# Course:CPSC312-2021/YearlyPrologue

## Yearly Prologue

Authors: Bronwyn, Johann, Justin

### What is the problem?

As a prolog(ue) to every academic year, you must build a timetable. There are courses you want to take, and constraints you'd like your timetable to satisfy - for example, you might not want courses starting at 8am, or you might not want to still be in class at 7pm. It's difficult to build a timetable that satisfies as many of your constraints as possible without computer assistance.

### What is the something extra?

We plan to allow the user to dynamically specify certain constraints on the generated schedules. We also plan to ensure that all required sections for a course are scheduled and allow you to specify optional courses.

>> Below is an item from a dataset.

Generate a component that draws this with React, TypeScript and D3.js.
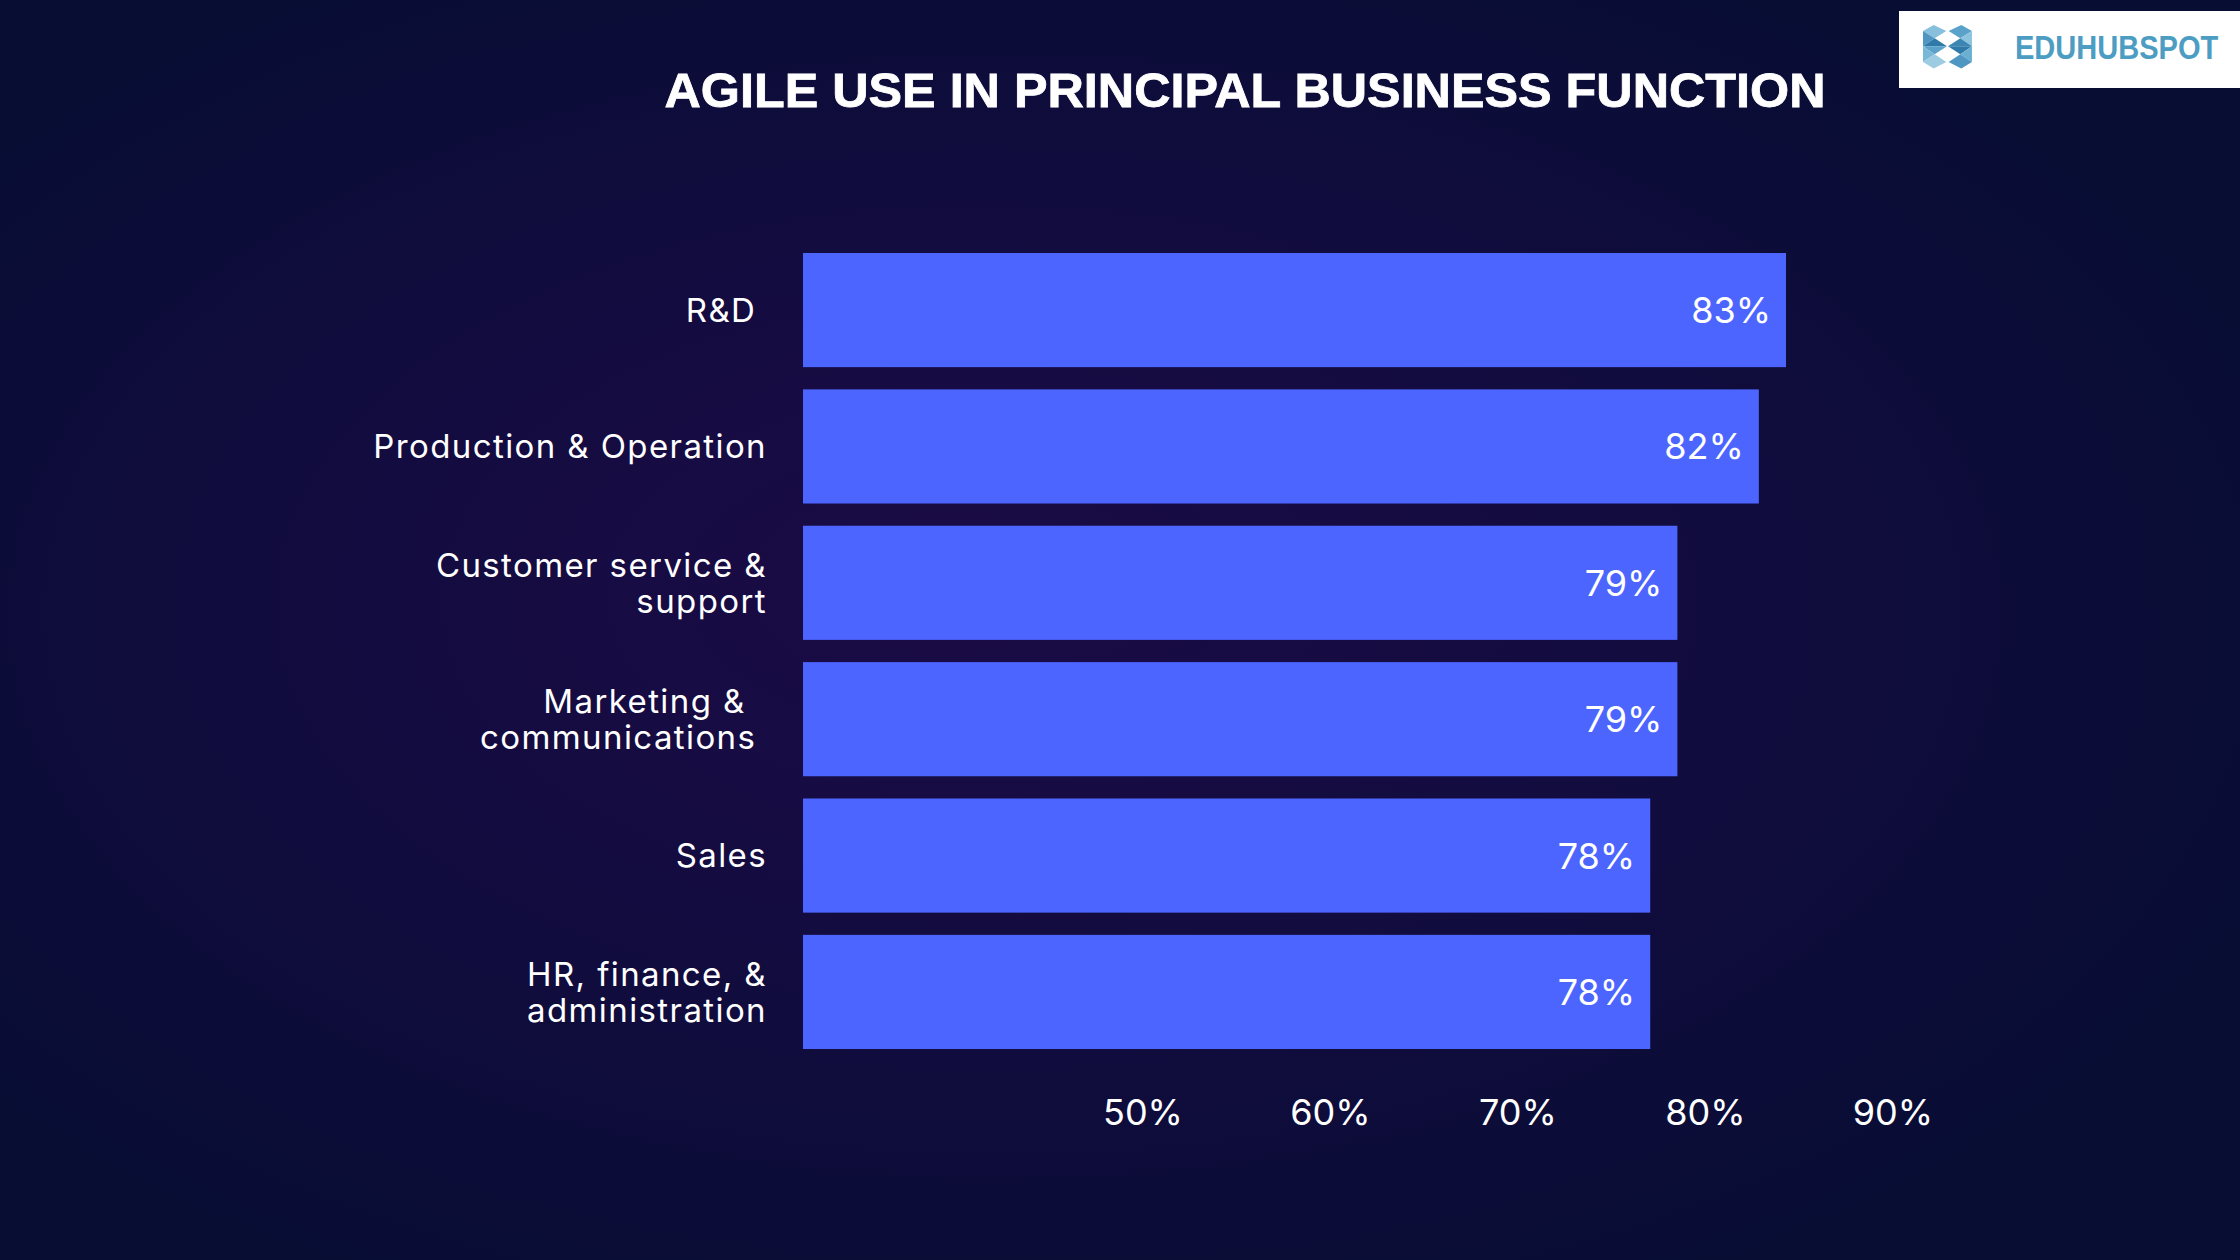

### What did we learn from doing this?

We got our course data from an API and generated Prolog facts for each course and section. Generating these facts was relatively painless as Prolog's syntax and property triple patter makes it trivial to scrape data and extend facts about existing entities with new properties.

While creating the Prolog that would schedule the courses there were many interesting things that came up. Firstly, the importance of the order of clauses was shocking at first. It makes sense in hindsight but initially, since I was picturing this as making rules for how the world is I thought order wouldn't matter as A and B is equivalent to B and A. Which is true but sometimes one order causes an error, or causes the program to never terminate. The first of these I encountered, was when the recursive call generates something I need for an additional check. If the recursive call doesn't come first, than the item isn't generated yet and Prolog isn't smart enough to just fill it in or check if something will handle it later, instead it errors out. Sometimes order also leads to the program never finishing as the check that prevents an infinite loop is later in the clause.

Secondly, throughout our code there were several times that we would be generating a list of a different size than the list that we started with. An example of this, we will take a list of courses and then we need to generate a list of sections. These aren't necessarily the same length as some courses require multiple sections, ie a lecture and a lab. This initially would cause us problems as how we had initially implemented it there was nothing preventing us from just adding infinite sections for each course. Some of this was solved by bounding the size of the list that we are generating first (order of clauses back at it again). This initially looked to be sufficient, it would generate a correct list, except on a retry it wouldn't fail, it would just sit there infinitely adding items to the list. I needed to combine two properties into one to make sure that the list was properly bounded and would fail properly.

Thirdly, we ran into this problem that upon retry, we would get the same schedule for at least the first fifty retries. We found the findall predicate that would allow us to produce all the unique schedules and prevented us from producing identical schedules. This was also helpful for our code for determining all the terms that a section occurs during, as we ran into some problems with year long courses.

One piece that we struggled a bit with was while making our duration definition. Sometimes we would provide a start time and an end time and generate a duration, sometimes we would provide a start time and a duration and generate an end time. This would cause a problem as how we would calculate these times depending on the how the start minutes related to the end minutes. This would cause problems as generating an end time before know how to generate it wasn't possible. We, once again, tried to solve this by re-ordering the clauses. This almost worked, expect is caused problems, it caused an error when any of the arguments weren't instantiated, but when we used = the expression wouldn't get evaluated. We tried combining the two methods and that didn't work either. We ended up with the solution that is slightly hacky, where we ended up with two properties, one that generates the end time and one the generates the duration.

We also learned a lot about dealing with statefulness in UIs through assert and retract.

#### Limitations

One of the biggest challenges that we had to face was the increasing polynomial time complexity as the number of sections to be scheduled increased. We found that attempting to schedule more than five courses in one schedule resulted in execution times beyond what a normal user might tolerate. Sadly there was no way around this issue which ultimately proved to be limited by the NP-hard nature of calculating every possible permutation of the sections under a given set of constraints. We attempted to work around this issue using Prolog's cut operator but that could only be utilized so much. Learning about cut was really fascinating and there were a few different ways that we could take advantage of it in our code. One benefit was that each of our properties were unique for a particular section, so after getting the value for a particular property for a section, we do not want to backtrack and search for a different property that we knew didn't exist. We couldn't use it too much, because then we wouldn't generate all possible schedules, just one possible one.

We also found it hard to implement pre-requisite course requirements as a valid constraint in our system. Some courses require an explicit set of courses to be taken beforehand while others give the student a choice of a specified number of courses from a provided set. Furthermore, some courses require specialized rules for taking course (e.g. a course in CPSC with a course number of 3XX) that only added to difficulty of modeling a pre-req constraint. While each of these sub-constraints could have been modeled individually, we opted to model constraints that could be fully implemented while also not increasing the time complexity of schedule generation dramatically.